Tuesday, February 21, 2012

2-21-2012

traction vs. direction

sometimes, it is just a matter of doing something, anything to get some traction.  traction is what i feel that i don't have right now.   not quite sure as to why.  maybe, it is more of a direction issue than traction?  or, maybe it is a combination of both, and of varying combinations depending on the aspect of my life that we are talking about.  wow, this could be a really long and winding internal discussion that i am about to put to "paper".

life "buckets"; spiritual, personal and  professional.

spiritually, it feels like i am stagnant.  it seems like i have lost my focus, i have stopped reading my daily excerpts, i have stopped with yoga, i have stopped.  this is not a good place for me to be.  now, i would say that i am not carrying around hostile energy for other peoples or even their actions.   i do feel that i am of good intentions, or at least i am being honest with other people, especially as it relates to relationships.  with all of that said, i do feel this heaviness upon me.  as i say that, it feels almost as if that could be for this lack of traction or direction that i ultimately feel.  

don't you usually add weight to something to help it get traction, or am i just thinking as a person who is living in an snow-belt area?

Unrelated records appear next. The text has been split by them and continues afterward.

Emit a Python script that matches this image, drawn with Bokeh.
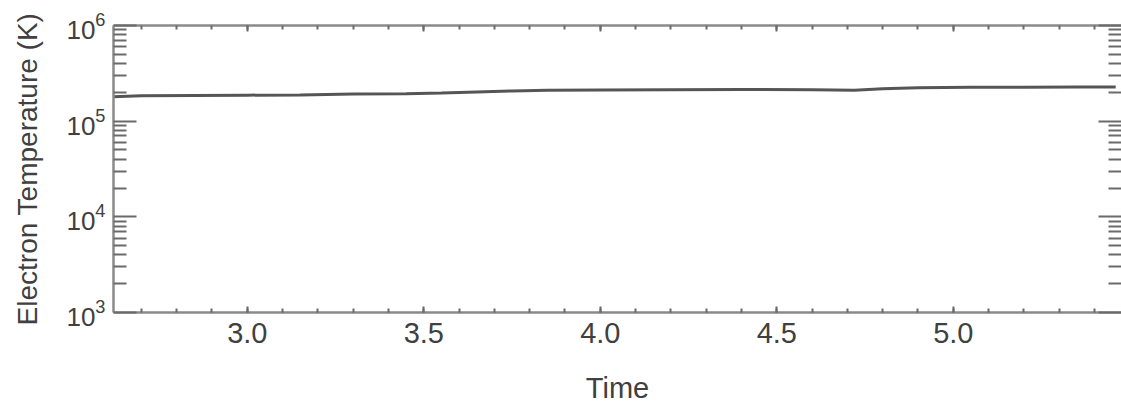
from bokeh.plotting import figure
from bokeh.models import (Range1d, LinearAxis, LogAxis, FixedTicker, SingleIntervalTicker,
                          PrintfTickFormatter, CustomJSTickFormatter, LogTickFormatter)
from bokeh.embed import file_html
from bokeh.resources import INLINE

# ---- data ----
time = [2.62, 2.70, 2.85, 3.00, 3.15, 3.30, 3.45, 3.55, 3.65, 3.75, 3.85, 4.00,
        4.20, 4.40, 4.60, 4.72, 4.80, 4.90, 5.05, 5.20, 5.35, 5.46]
electron_temp = [1.80e5, 1.84e5, 1.86e5, 1.87e5, 1.88e5, 1.92e5, 1.94e5, 1.97e5,
                 2.02e5, 2.07e5, 2.10e5, 2.12e5, 2.13e5, 2.14e5, 2.13e5, 2.10e5,
                 2.18e5, 2.24e5, 2.26e5, 2.26e5, 2.27e5, 2.27e5]
y_tick_exponents = [3, 4, 5, 6]
x_label = "Time"
y_label = "Electron Temperature (K)"

FONT = "Liberation Sans"
TXT = "#404040"
AX = "#8a8a8a"

W, H = 1121, 409
LEFT, TOP, BOTTOM_Y = 113, 25, 312
x_start = 2.621
x_end = x_start + (W - LEFT) / 353.0
y_start, y_end = 10.0 ** y_tick_exponents[0], 10.0 ** y_tick_exponents[-1]

p = figure(width=W, height=H, x_range=Range1d(x_start, x_end),
           y_range=Range1d(y_start, y_end), y_axis_type="log",
           output_backend="svg", toolbar_location=None,
           min_border_left=LEFT, min_border_right=0, min_border_top=TOP,
           min_border_bottom=H - BOTTOM_Y)
p.outline_line_color = None
p.grid.visible = False
p.background_fill_color = "white"

x_ticker = SingleIntervalTicker(interval=0.5, num_minor_ticks=5)
y_major = [10.0 ** k for k in y_tick_exponents]
y_minor = [m * 10.0 ** k for k in y_tick_exponents[:-1] for m in range(2, 10)]
y_ticker = FixedTicker(ticks=y_major, minor_ticks=y_minor)
blank = CustomJSTickFormatter(code="return ''")

def style_common(ax):
    ax.axis_line_color = AX
    ax.axis_line_width = 2.5
    ax.major_tick_line_color = "#6a6a6a"
    ax.minor_tick_line_color = "#6a6a6a"
    ax.major_tick_line_width = 2
    ax.minor_tick_line_width = 2
    ax.major_tick_out = 0
    ax.minor_tick_out = 0

def hide_labels(ax):
    ax.formatter = blank
    ax.major_label_text_color = None
    ax.major_label_standoff = 0

def style_x(ax):
    style_common(ax)
    ax.ticker = x_ticker
    ax.major_tick_in = 6
    ax.minor_tick_in = 4

def style_y(ax):
    style_common(ax)
    ax.ticker = y_ticker
    ax.major_tick_in = 23
    ax.minor_tick_in = 13

bx = p.xaxis[0]
style_x(bx)
bx.formatter = PrintfTickFormatter(format="%.1f")
bx.major_label_text_font = FONT
bx.major_label_text_font_size = "29px"
bx.major_label_text_color = TXT
bx.major_label_standoff = 10
bx.axis_label = x_label
bx.axis_label_text_font = FONT
bx.axis_label_text_font_size = "29px"
bx.axis_label_text_font_style = "normal"
bx.axis_label_text_color = TXT
bx.axis_label_standoff = 26

ly = p.yaxis[0]
style_y(ly)
ly.formatter = LogTickFormatter()
ly.major_label_text_font = FONT
ly.major_label_text_font_size = "26px"
ly.major_label_text_color = TXT
ly.major_label_standoff = 8
ly.axis_label = y_label
ly.axis_label_text_font = FONT
ly.axis_label_text_font_size = "28px"
ly.axis_label_text_font_style = "normal"
ly.axis_label_text_color = TXT
ly.axis_label_standoff = 20

top = LinearAxis()
style_x(top)
hide_labels(top)
p.add_layout(top, "above")

right = LogAxis()
style_y(right)
hide_labels(right)
right.axis_line_color = None
p.add_layout(right, "right")

p.line(time, electron_temp, line_width=3, line_color="#555555")

open("out.html", "w").write(file_html(p, INLINE))
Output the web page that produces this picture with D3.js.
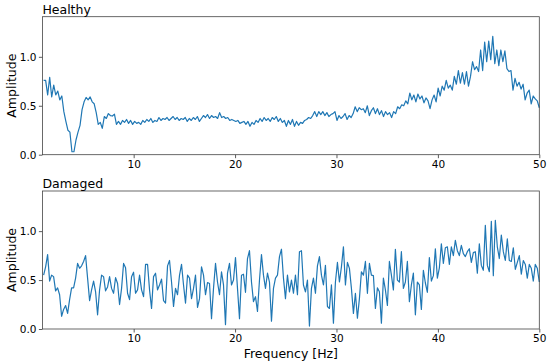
<!DOCTYPE html>
<html>
<head>
<meta charset="utf-8">
<script src="https://cdn.jsdelivr.net/npm/d3@7"></script>
<style>
  html, body { margin: 0; padding: 0; background: #fff; }
  svg text { font-family: "DejaVu Sans", sans-serif; }
</style>
</head>
<body>
<div id="chart"></div>
<script>
'use strict';

// spectrum amplitudes, roughly one value per 0.2 Hz
var healthy = [
  0.76, 0.76, 0.61, 0.79, 0.59, 0.71, 0.61, 0.65, 0.56, 0.60,
  0.44, 0.34, 0.25, 0.23, 0.03, 0.03, 0.15, 0.23, 0.30, 0.46,
  0.54, 0.585, 0.56, 0.59, 0.54, 0.52, 0.43, 0.31, 0.33, 0.27,
  0.39, 0.37, 0.42, 0.40, 0.395, 0.415, 0.31, 0.34, 0.31,
  0.35,
  0.33, 0.36, 0.32, 0.35, 0.31, 0.34, 0.32, 0.33, 0.31, 0.35,
  0.33, 0.36, 0.34, 0.37, 0.33, 0.35, 0.34, 0.38, 0.35, 0.37,
  0.36, 0.38, 0.35, 0.37, 0.39, 0.36, 0.38, 0.35, 0.37, 0.36,
  0.38, 0.34, 0.37, 0.35, 0.38, 0.36, 0.39, 0.34, 0.37, 0.40,
  0.38, 0.41, 0.37, 0.40, 0.38, 0.39, 0.37, 0.43, 0.38, 0.39,
  0.37, 0.38, 0.35, 0.36, 0.35, 0.34, 0.35, 0.32, 0.33, 0.34,
  0.31, 0.34, 0.29, 0.33, 0.31, 0.35, 0.33, 0.37, 0.34, 0.38,
  0.35, 0.37, 0.34, 0.38, 0.36, 0.39, 0.34, 0.37, 0.33, 0.35,
  0.29, 0.35, 0.31, 0.36, 0.29, 0.34, 0.30, 0.33, 0.32, 0.35,
  0.36, 0.38, 0.37, 0.40, 0.44, 0.39, 0.44, 0.41, 0.44, 0.40,
  0.43, 0.39, 0.41, 0.42, 0.44, 0.35, 0.40, 0.37, 0.39, 0.42,
  0.36, 0.40, 0.38, 0.42, 0.49, 0.44, 0.48, 0.46, 0.47, 0.43,
  0.50, 0.40, 0.45, 0.48, 0.42, 0.47, 0.41, 0.45, 0.39, 0.44,
  0.41, 0.43, 0.38, 0.44, 0.42, 0.49, 0.47, 0.51, 0.50, 0.55,
  0.52, 0.63, 0.56, 0.61, 0.54, 0.62, 0.57, 0.60, 0.53, 0.58,
  0.55, 0.47, 0.56, 0.61, 0.54, 0.68, 0.60, 0.70, 0.66, 0.76,
  0.68, 0.71, 0.66, 0.80, 0.72, 0.86, 0.73, 0.84, 0.72, 0.85,
  0.70, 0.80, 0.95, 0.87, 0.90, 0.85, 1.07, 0.86, 1.15, 0.95,
  1.16, 0.97, 1.21, 0.93, 1.07, 0.91, 1.07, 0.95, 1.06, 0.88,
  0.85, 0.86, 0.66, 0.78, 0.70, 0.74, 0.67, 0.72, 0.56, 0.63,
  0.66, 0.52, 0.60, 0.57, 0.55, 0.48
];

var damaged = [
  0.55, 0.635, 0.76, 0.49, 0.55, 0.535, 0.39, 0.42, 0.35, 0.13,
  0.20, 0.24, 0.16, 0.30, 0.42, 0.42, 0.52, 0.67, 0.62, 0.645,
  0.69, 0.75, 0.52, 0.29, 0.40, 0.49, 0.38, 0.145, 0.40, 0.55,
  0.535, 0.39, 0.43, 0.535, 0.415, 0.365, 0.525, 0.465, 0.25, 0.415,
  0.67, 0.625, 0.365, 0.30, 0.535, 0.58, 0.365, 0.40, 0.55, 0.40,
  0.33, 0.66, 0.66, 0.40, 0.21, 0.535, 0.57, 0.40, 0.45, 0.51,
  0.29, 0.265, 0.645, 0.70, 0.48, 0.23, 0.415, 0.35, 0.55, 0.66,
  0.45, 0.265, 0.55, 0.52, 0.31, 0.415, 0.55, 0.22, 0.31, 0.635,
  0.55, 0.35, 0.475, 0.465, 0.105, 0.415, 0.67, 0.48, 0.35, 0.585,
  0.45, 0.045, 0.57, 0.67, 0.45, 0.50, 0.73, 0.415, 0.105, 0.55,
  0.56, 0.375, 0.72, 0.80, 0.48, 0.28, 0.33, 0.18, 0.50, 0.76,
  0.55, 0.415, 0.57, 0.48, 0.08, 0.415, 0.52, 0.55, 0.74, 0.815,
  0.52, 0.31, 0.55, 0.38, 0.50, 0.365, 0.55, 0.35, 0.79, 0.80,
  0.45, 0.38, 0.50, 0.03, 0.415, 0.52, 0.365, 0.645, 0.74, 0.55,
  0.45, 0.65, 0.23, 0.21, 0.45, 0.06, 0.48, 0.68, 0.48, 0.635,
  0.84, 0.45, 0.68, 0.62, 0.415, 0.16, 0.365, 0.11, 0.31, 0.585,
  0.55, 0.69, 0.365, 0.67,
  0.55, 0.545, 0.21, 0.42, 0.38, 0.06, 0.52, 0.40, 0.24, 0.69,
  0.55, 0.40, 0.815, 0.50, 0.48, 0.79, 0.415, 0.48, 0.69, 0.28,
  0.45, 0.57, 0.145, 0.48, 0.45, 0.20, 0.60, 0.47, 0.375, 0.73,
  0.49, 0.545, 0.82, 0.52, 0.625, 0.87, 0.67, 0.83, 0.84, 0.66,
  0.84, 0.75, 0.905, 0.80, 0.75, 0.855, 0.77, 0.74, 0.79, 0.82,
  0.68, 0.78, 0.79, 0.57, 0.87, 0.65, 0.60, 1.06, 0.65, 0.585,
  1.10, 0.545, 1.11, 0.84, 0.72, 0.96, 0.79, 0.70, 0.92, 0.70,
  0.69, 0.83, 0.61, 0.68, 0.75, 0.56, 0.70, 0.66, 0.52, 0.66,
  0.62, 0.49, 0.66, 0.62, 0.48
];

var panelTitles = ['Healthy', 'Damaged'];
var xTicks = [10, 20, 30, 40, 50];
var yTicks = [0, 0.5, 1.0];
var freqStart = 1.12, freqEnd = 50;

var W = 550, H = 364;
var left = 42.4, right = 539.3, plotH = 138;
var tops = [16.7, 191];

function freqsFor(vals) {
    var step = (freqEnd - freqStart) / (vals.length - 1);
    return vals.map(function(v, i) { return { f: freqStart + i * step, a: v }; });
}

var svg = d3.select('#chart').append('svg')
    .attr('width', W)
    .attr('height', H);

var x = d3.scaleLinear().domain([1, 50]).range([left, right]);

[healthy, damaged].forEach(function(vals, k) {
    var top = tops[k];
    var y = d3.scaleLinear().domain([0, 1.41]).range([top + plotH, top]);
    var g = svg.append('g');

    var xAxis = g.append('g')
        .attr('transform', 'translate(0,' + (top + plotH) + ')')
        .call(d3.axisBottom(x).tickValues(xTicks).tickSize(3.5).tickPadding(2.5).tickFormat(d3.format('d')));
    var yAxis = g.append('g')
        .attr('transform', 'translate(' + left + ',0)')
        .call(d3.axisLeft(y).tickValues(yTicks).tickSize(3.5).tickPadding(2.5).tickFormat(d3.format('.1f')));

    [xAxis, yAxis].forEach(function(a) {
        a.select('.domain').remove();
        a.selectAll('.tick line').attr('stroke', '#333').attr('stroke-width', 0.8);
        a.selectAll('.tick text')
            .attr('fill', '#000')
            .style('font-size', '10.5px')
            .style('font-family', '"DejaVu Sans", sans-serif');
    });

    var line = d3.line()
        .x(function(d) { return x(d.f); })
        .y(function(d) { return y(d.a); });

    g.append('path')
        .datum(freqsFor(vals))
        .attr('fill', 'none')
        .attr('stroke', '#1f77b4')
        .attr('stroke-width', 1.2)
        .attr('stroke-linejoin', 'round')
        .attr('d', line);

    g.append('rect')
        .attr('x', left)
        .attr('y', top)
        .attr('width', right - left)
        .attr('height', plotH)
        .attr('fill', 'none')
        .attr('stroke', '#444')
        .attr('stroke-width', 0.8);

    g.append('text')
        .attr('x', left)
        .attr('y', top - 3)
        .style('font-size', '12.5px')
        .text(panelTitles[k]);

    g.append('text')
        .attr('transform', 'translate(15.5,' + (top + plotH / 2) + ') rotate(-90)')
        .attr('text-anchor', 'middle')
        .style('font-size', '12.5px')
        .text('Amplitude');
});

svg.append('text')
    .attr('x', (left + right) / 2)
    .attr('y', 357.5)
    .attr('text-anchor', 'middle')
    .style('font-size', '12.5px')
    .text('Frequency [Hz]');
</script>
</body>
</html>
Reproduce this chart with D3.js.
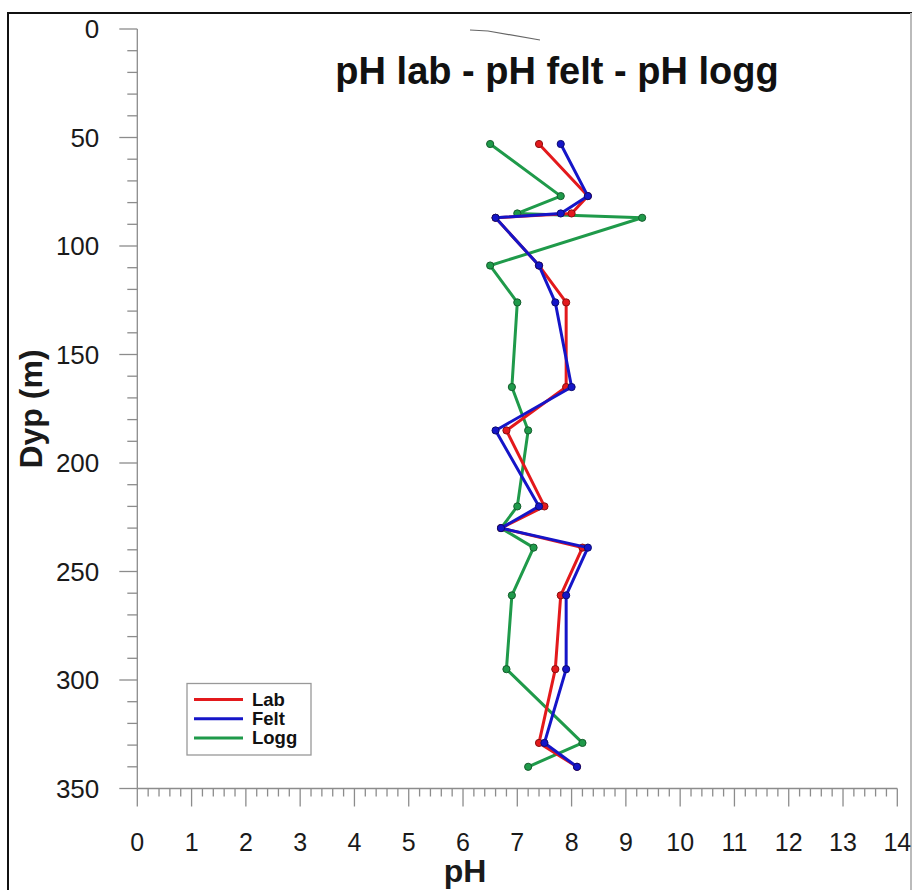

so, what is the source of this weight?  expectations for myself from me?  from others?  external views of my life? regret? fear? an overactive brain? 

to answer simply, it is yes. 

ok, great.  now, which of those can i truly impact or "control"?  honestly, i can only control me, and my brain.  i have to get my expectations under control.  i have to be truly honest about what i can accomplish in situations.  i need to understand that times like this will occur, and that i will have to find my way through them.  the solution can be varied, and likely will be.  it may even be something that i did before.   i will find a way through this, as i have previously.   and, once i do i will gain both traction and direction. 

the act of putting these words from my mind to "paper" is a definite start.  and, i think i need to get back to my spirituality, as a way to quiet my mind.  the last few evenings i have had wonderful nights of sleep, maybe it helps that i was working off a cold.  early to bed, and lots of calming sleep.   so, i know that i can quiet my mind, just need to do it more.   time to get "comfortable with uncertainty" again. :)

and, i need to get pass a milestone that i set for myself.  pass a certification test in a few weeks.  i know this is weighing on my mind, and that is good.  nervous is a good thing, it means it matters.  use the additional weight to add more traction to the effort and maintain the direction and move past the milestone.  :)

finally, am i truly able to move past my life in portland?  this is a tough question.  should i move past this part of my life?  i do still think it was the right decision for me at the time to move away.   but, would there ever be a reason to go back?  well, those questions seem like very weighty, and i need to remove some weight first before i tackle those.  :)   (maybe, if asked by the right person)

traction and direction.  you need both to get anywhere you set you milestone.